Excitatory/Inhibitory Synaptic Imbalance Leads to Hippocampal Hyperexcitability in Mouse Models of Tuberous Sclerosis

• Tsc1 KO cultures are hyperactive despite tonic engagement of homeostatic plasticity
• Changes in intrinsic and synaptic excitability do not account for the hyperactivity
• Loss of Tsc1 reduces inhibitory synapse function, leading to increased E/I balance
• Rapamycin restores network hyperactivity in vitro and E/I balance in vivo

SummaryNeural circuits are regulated by activity-dependent feedback systems that tightly control network excitability and which are thought to be crucial for proper brain development. Defects in the ability to establish and maintain network homeostasis may be central to the pathogenesis of neurodevelopmental disorders. Here, we examine the function of the tuberous sclerosis complex (TSC)-mTOR signaling pathway, a common target of mutations associated with epilepsy and autism spectrum disorder, in regulating activity-dependent processes in the mouse hippocampus.

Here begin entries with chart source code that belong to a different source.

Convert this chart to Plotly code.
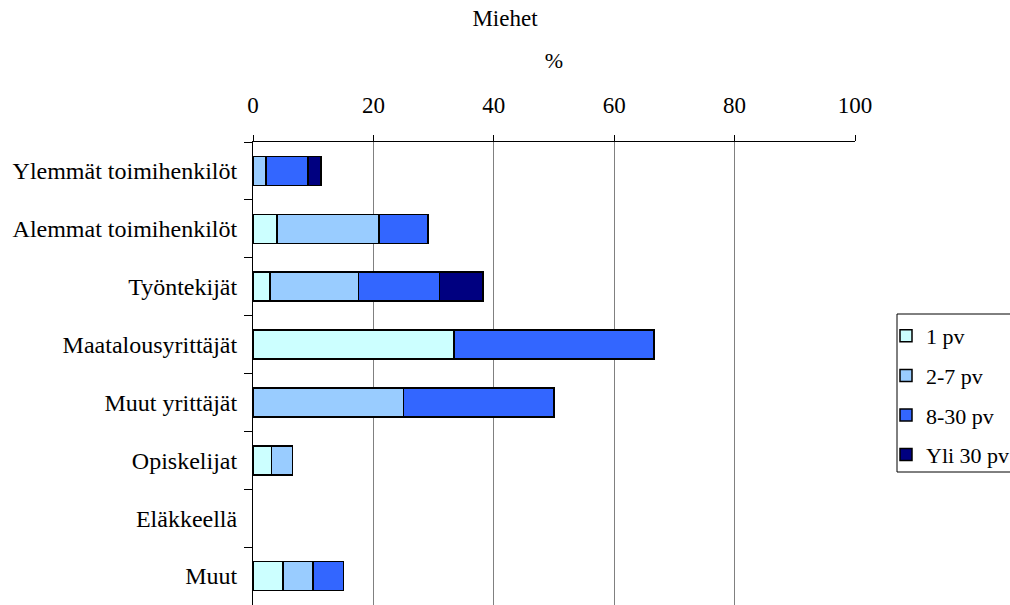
import plotly.graph_objects as go

categories = [
    "Ylemmät toimihenkilöt",
    "Alemmat toimihenkilöt",
    "Työntekijät",
    "Maatalousyrittäjät",
    "Muut yrittäjät",
    "Opiskelijat",
    "Eläkkeellä",
    "Muut",
]

series_names = ["1 pv", "2-7 pv", "8-30 pv", "Yli 30 pv"]
pv_1 = [0.0, 4.0, 2.8, 33.4, 0.0, 3.1, 0.0, 5.0]
pv_2_7 = [2.2, 16.9, 14.7, 0.0, 25.0, 3.5, 0.0, 5.0]
pv_8_30 = [6.9, 8.2, 13.5, 33.2, 25.0, 0.0, 0.0, 5.0]
pv_yli_30 = [2.2, 0.0, 7.2, 0.0, 0.0, 0.0, 0.0, 0.0]

x_ticks = [0, 20, 40, 60, 80, 100]

colors = ["#CCFFFF", "#99CCFF", "#3366FF", "#000080"]
FONT = "Liberation Serif, Times New Roman, serif"

fig = go.Figure()
for i, (name, vals, col) in enumerate(
        zip(series_names, [pv_1, pv_2_7, pv_8_30, pv_yli_30], colors)):
    fig.add_trace(go.Bar(
        y=categories,
        # empty segments are left out so no outline is drawn for them
        x=[v if v > 0 else None for v in vals],
        name=name,
        legendgroup=f"g{i}",
        orientation="h",
        marker=dict(color=col, line=dict(color="black", width=1.5)),
    ))

fig.update_layout(
    width=1010,
    height=605,
    barmode="stack",
    bargap=0.5,
    plot_bgcolor="white",
    paper_bgcolor="white",
    font=dict(family=FONT, size=23, color="black"),
    margin=dict(l=253, r=155, t=142, b=0),
    title=dict(text="Miehet", x=0.5, xanchor="center", y=0.97, yanchor="middle",
               font=dict(family=FONT, size=23, color="black")),
    showlegend=True,
    legend=dict(
        xref="container", yref="container",
        x=886 / 1010, y=1 - 315 / 605, xanchor="left", yanchor="top",
        borderwidth=0, bgcolor="rgba(0,0,0,0)",
        font=dict(family=FONT, size=22, color="black"),
        tracegroupgap=8, itemwidth=30, traceorder="grouped",
    ),
    # legend frame
    shapes=[dict(
        type="rect", xref="paper", yref="paper",
        x0=(897 - 253) / 602, x1=(1012 - 253) / 602,
        y0=1 - (472 - 142) / 463, y1=1 - (314 - 142) / 463,
        line=dict(color="black", width=1), fillcolor="rgba(0,0,0,0)",
        layer="below",
    )],
)

fig.update_xaxes(
    side="top",
    range=[0, 100],
    tickvals=x_ticks,
    ticktext=[str(v) for v in x_ticks],
    showgrid=True, gridcolor="#808080", gridwidth=1,
    showline=True, linecolor="black", linewidth=1,
    ticks="outside", ticklen=6, tickcolor="black",
    zeroline=False,
    ticklabelstandoff=13,
    title=dict(text="%", standoff=18, font=dict(family=FONT, size=22)),
)

fig.update_yaxes(
    autorange="reversed",
    type="category",
    showline=True, linecolor="black", linewidth=1,
    ticks="outside", ticklen=8, tickcolor="black",
    tickson="boundaries",
    showgrid=False,
    ticklabelstandoff=10,
    tickfont=dict(family=FONT, size=24),
)

fig.write_html("out.html")
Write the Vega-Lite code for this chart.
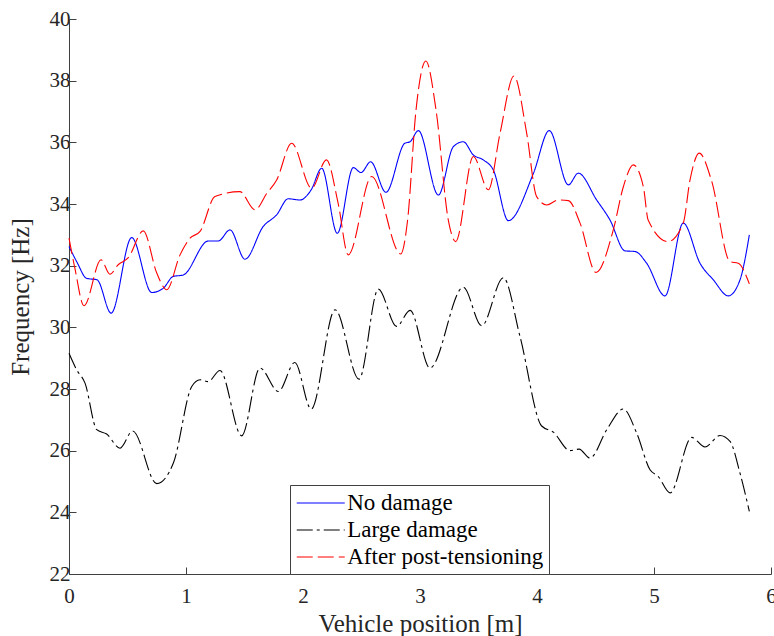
{
  "$schema": "https://vega.github.io/schema/vega-lite/v6.json",
  "width": 702,
  "height": 555,
  "autosize": {"type": "none"},
  "padding": {"left": 69, "top": 19, "right": 3, "bottom": 62},
  "background": "white",
  "config": {
    "view": {"stroke": null},
    "axis": {
      "grid": false,
      "domainColor": "#404040",
      "tickColor": "#404040",
      "labelFont": "Liberation Serif, Times New Roman, serif",
      "labelFontSize": 21,
      "labelColor": "#262626",
      "titleFont": "Liberation Serif, Times New Roman, serif",
      "titleFontSize": 25,
      "titleFontWeight": "normal",
      "titleColor": "#262626"
    }
  },
  "data": {"values": [
    {"x":0.0,"y":32.62,"s":"No damage"},{"x":0.07,"y":32.1,"s":"No damage"},{"x":0.15,"y":31.59,"s":"No damage"},{"x":0.24,"y":31.54,"s":"No damage"},{"x":0.36,"y":30.46,"s":"No damage"},{"x":0.536,"y":32.91,"s":"No damage"},{"x":0.707,"y":31.13,"s":"No damage"},{"x":0.806,"y":31.27,"s":"No damage"},{"x":0.89,"y":31.65,"s":"No damage"},{"x":0.977,"y":31.7,"s":"No damage"},{"x":1.19,"y":32.8,"s":"No damage"},{"x":1.276,"y":32.8,"s":"No damage"},{"x":1.376,"y":33.16,"s":"No damage"},{"x":1.504,"y":32.21,"s":"No damage"},{"x":1.66,"y":33.27,"s":"No damage"},{"x":1.775,"y":33.65,"s":"No damage"},{"x":1.874,"y":34.17,"s":"No damage"},{"x":1.974,"y":34.13,"s":"No damage"},{"x":2.07,"y":34.46,"s":"No damage"},{"x":2.16,"y":35.16,"s":"No damage"},{"x":2.293,"y":33.05,"s":"No damage"},{"x":2.43,"y":35.18,"s":"No damage"},{"x":2.496,"y":35.02,"s":"No damage"},{"x":2.578,"y":35.37,"s":"No damage"},{"x":2.709,"y":34.38,"s":"No damage"},{"x":2.87,"y":35.97,"s":"No damage"},{"x":2.915,"y":36.02,"s":"No damage"},{"x":2.986,"y":36.38,"s":"No damage"},{"x":3.157,"y":34.29,"s":"No damage"},{"x":3.285,"y":35.86,"s":"No damage"},{"x":3.37,"y":36.02,"s":"No damage"},{"x":3.456,"y":35.59,"s":"No damage"},{"x":3.541,"y":35.43,"s":"No damage"},{"x":3.627,"y":35.1,"s":"No damage"},{"x":3.755,"y":33.46,"s":"No damage"},{"x":3.97,"y":35.0,"s":"No damage"},{"x":4.105,"y":36.38,"s":"No damage"},{"x":4.268,"y":34.62,"s":"No damage"},{"x":4.353,"y":35.0,"s":"No damage"},{"x":4.51,"y":34.13,"s":"No damage"},{"x":4.624,"y":33.48,"s":"No damage"},{"x":4.752,"y":32.48,"s":"No damage"},{"x":4.838,"y":32.46,"s":"No damage"},{"x":4.937,"y":32.08,"s":"No damage"},{"x":5.094,"y":31.02,"s":"No damage"},{"x":5.25,"y":33.38,"s":"No damage"},{"x":5.393,"y":32.08,"s":"No damage"},{"x":5.507,"y":31.54,"s":"No damage"},{"x":5.635,"y":31.02,"s":"No damage"},{"x":5.735,"y":31.54,"s":"No damage"},{"x":5.815,"y":33.0,"s":"No damage"},

    {"x":0.0,"y":29.16,"s":"Large damage"},{"x":0.066,"y":28.62,"s":"Large damage"},{"x":0.137,"y":28.19,"s":"Large damage"},{"x":0.237,"y":26.68,"s":"Large damage"},{"x":0.322,"y":26.54,"s":"Large damage"},{"x":0.436,"y":26.08,"s":"Large damage"},{"x":0.544,"y":26.64,"s":"Large damage"},{"x":0.75,"y":24.93,"s":"Large damage"},{"x":0.892,"y":25.6,"s":"Large damage"},{"x":1.049,"y":28.08,"s":"Large damage"},{"x":1.12,"y":28.3,"s":"Large damage"},{"x":1.19,"y":28.24,"s":"Large damage"},{"x":1.29,"y":28.6,"s":"Large damage"},{"x":1.476,"y":26.48,"s":"Large damage"},{"x":1.632,"y":28.68,"s":"Large damage"},{"x":1.79,"y":27.92,"s":"Large damage"},{"x":1.93,"y":28.86,"s":"Large damage"},{"x":2.07,"y":27.35,"s":"Large damage"},{"x":2.274,"y":30.57,"s":"Large damage"},{"x":2.479,"y":28.32,"s":"Large damage"},{"x":2.644,"y":31.24,"s":"Large damage"},{"x":2.8,"y":30.03,"s":"Large damage"},{"x":2.915,"y":30.55,"s":"Large damage"},{"x":3.085,"y":28.68,"s":"Large damage"},{"x":3.37,"y":31.3,"s":"Large damage"},{"x":3.527,"y":30.05,"s":"Large damage"},{"x":3.712,"y":31.61,"s":"Large damage"},{"x":3.855,"y":29.7,"s":"Large damage"},{"x":4.04,"y":26.8,"s":"Large damage"},{"x":4.14,"y":26.6,"s":"Large damage"},{"x":4.282,"y":26.0,"s":"Large damage"},{"x":4.36,"y":26.05,"s":"Large damage"},{"x":4.453,"y":25.76,"s":"Large damage"},{"x":4.596,"y":26.68,"s":"Large damage"},{"x":4.738,"y":27.35,"s":"Large damage"},{"x":4.852,"y":26.57,"s":"Large damage"},{"x":4.966,"y":25.38,"s":"Large damage"},{"x":5.037,"y":25.16,"s":"Large damage"},{"x":5.137,"y":24.63,"s":"Large damage"},{"x":5.322,"y":26.43,"s":"Large damage"},{"x":5.436,"y":26.12,"s":"Large damage"},{"x":5.564,"y":26.49,"s":"Large damage"},{"x":5.65,"y":26.3,"s":"Large damage"},{"x":5.735,"y":25.27,"s":"Large damage"},{"x":5.815,"y":24.03,"s":"Large damage"},

    {"x":0.0,"y":32.89,"s":"After post-tensioning"},{"x":0.05,"y":31.92,"s":"After post-tensioning"},{"x":0.128,"y":30.7,"s":"After post-tensioning"},{"x":0.274,"y":32.19,"s":"After post-tensioning"},{"x":0.35,"y":31.72,"s":"After post-tensioning"},{"x":0.42,"y":32.03,"s":"After post-tensioning"},{"x":0.507,"y":32.26,"s":"After post-tensioning"},{"x":0.635,"y":33.13,"s":"After post-tensioning"},{"x":0.75,"y":31.76,"s":"After post-tensioning"},{"x":0.835,"y":31.22,"s":"After post-tensioning"},{"x":0.949,"y":32.35,"s":"After post-tensioning"},{"x":1.034,"y":32.89,"s":"After post-tensioning"},{"x":1.12,"y":33.11,"s":"After post-tensioning"},{"x":1.248,"y":34.24,"s":"After post-tensioning"},{"x":1.46,"y":34.4,"s":"After post-tensioning"},{"x":1.59,"y":33.81,"s":"After post-tensioning"},{"x":1.69,"y":34.34,"s":"After post-tensioning"},{"x":1.775,"y":34.78,"s":"After post-tensioning"},{"x":1.903,"y":35.97,"s":"After post-tensioning"},{"x":2.074,"y":34.51,"s":"After post-tensioning"},{"x":2.2,"y":35.43,"s":"After post-tensioning"},{"x":2.3,"y":34.03,"s":"After post-tensioning"},{"x":2.387,"y":32.35,"s":"After post-tensioning"},{"x":2.587,"y":34.89,"s":"After post-tensioning"},{"x":2.835,"y":32.38,"s":"After post-tensioning"},{"x":2.894,"y":33.48,"s":"After post-tensioning"},{"x":2.966,"y":37.05,"s":"After post-tensioning"},{"x":3.05,"y":38.64,"s":"After post-tensioning"},{"x":3.137,"y":37.05,"s":"After post-tensioning"},{"x":3.242,"y":33.48,"s":"After post-tensioning"},{"x":3.305,"y":32.78,"s":"After post-tensioning"},{"x":3.456,"y":35.54,"s":"After post-tensioning"},{"x":3.584,"y":34.46,"s":"After post-tensioning"},{"x":3.684,"y":36.29,"s":"After post-tensioning"},{"x":3.803,"y":38.15,"s":"After post-tensioning"},{"x":3.912,"y":36.29,"s":"After post-tensioning"},{"x":3.997,"y":34.24,"s":"After post-tensioning"},{"x":4.083,"y":33.97,"s":"After post-tensioning"},{"x":4.182,"y":34.13,"s":"After post-tensioning"},{"x":4.268,"y":34.11,"s":"After post-tensioning"},{"x":4.368,"y":33.38,"s":"After post-tensioning"},{"x":4.504,"y":31.78,"s":"After post-tensioning"},{"x":4.652,"y":33.16,"s":"After post-tensioning"},{"x":4.738,"y":34.56,"s":"After post-tensioning"},{"x":4.823,"y":35.27,"s":"After post-tensioning"},{"x":4.909,"y":34.56,"s":"After post-tensioning"},{"x":4.95,"y":33.48,"s":"After post-tensioning"},{"x":5.12,"y":32.78,"s":"After post-tensioning"},{"x":5.25,"y":33.38,"s":"After post-tensioning"},{"x":5.308,"y":34.78,"s":"After post-tensioning"},{"x":5.387,"y":35.65,"s":"After post-tensioning"},{"x":5.49,"y":34.78,"s":"After post-tensioning"},{"x":5.65,"y":32.13,"s":"After post-tensioning"},{"x":5.72,"y":32.08,"s":"After post-tensioning"},{"x":5.815,"y":31.41,"s":"After post-tensioning"}
  ]},
  "mark": {"type": "line", "interpolate": "monotone", "strokeWidth": 1.1},
  "encoding": {
    "x": {
      "field": "x", "type": "quantitative",
      "scale": {"domain": [0, 6], "nice": false, "zero": false},
      "axis": {"values": [0,1,2,3,4,5,6], "tickSize": -7, "labelPadding": 18, "labelFlush": false, "title": "Vehicle position [m]", "titleY": 57, "titleBaseline": "alphabetic"}
    },
    "y": {
      "field": "y", "type": "quantitative",
      "scale": {"domain": [22, 40], "nice": false, "zero": false},
      "axis": {"values": [22,24,26,28,30,32,34,36,38,40], "tickSize": -7, "labelPadding": 6, "labelFlush": false, "title": "Frequency  [Hz]", "titleX": -36}
    },
    "color": {
      "field": "s", "type": "nominal",
      "scale": {"domain": ["No damage", "Large damage", "After post-tensioning"], "range": ["#0000ff", "#000000", "#ff0000"]},
      "legend": {
        "title": null, "orient": "none", "legendX": 221, "legendY": 466,
        "symbolType": "M-1.96,0H1.96", "symbolSize": 600, "symbolStrokeWidth": 1.2, "symbolOffset": 12.75,
        "labelFont": "Liberation Serif, Times New Roman, serif", "labelFontSize": 23, "labelColor": "#000000", "labelLimit": 400,
        "strokeColor": "#404040", "fillColor": "white", "padding": 5, "rowPadding": 2, "labelOffset": 13.5
      }
    },
    "strokeDash": {
      "field": "s", "type": "nominal",
      "scale": {"domain": ["No damage", "Large damage", "After post-tensioning"], "range": [[1,0], [16,4,3,4], [16,5]]},
      "legend": null
    }
  }
}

We find that the TSC-mTOR pathway is a central component of a positive feedback loop that promotes network activity by repressing inhibitory synapses onto excitatory neurons. In Tsc1 KO neurons, weakened inhibition caused by deregulated mTOR alters the balance of excitatory and inhibitory synaptic transmission, leading to hippocampal hyperexcitability. These findings identify the TSC-mTOR pathway as a regulator of neural network activity and have implications for the neurological dysfunction in disorders exhibiting deregulated mTOR signaling.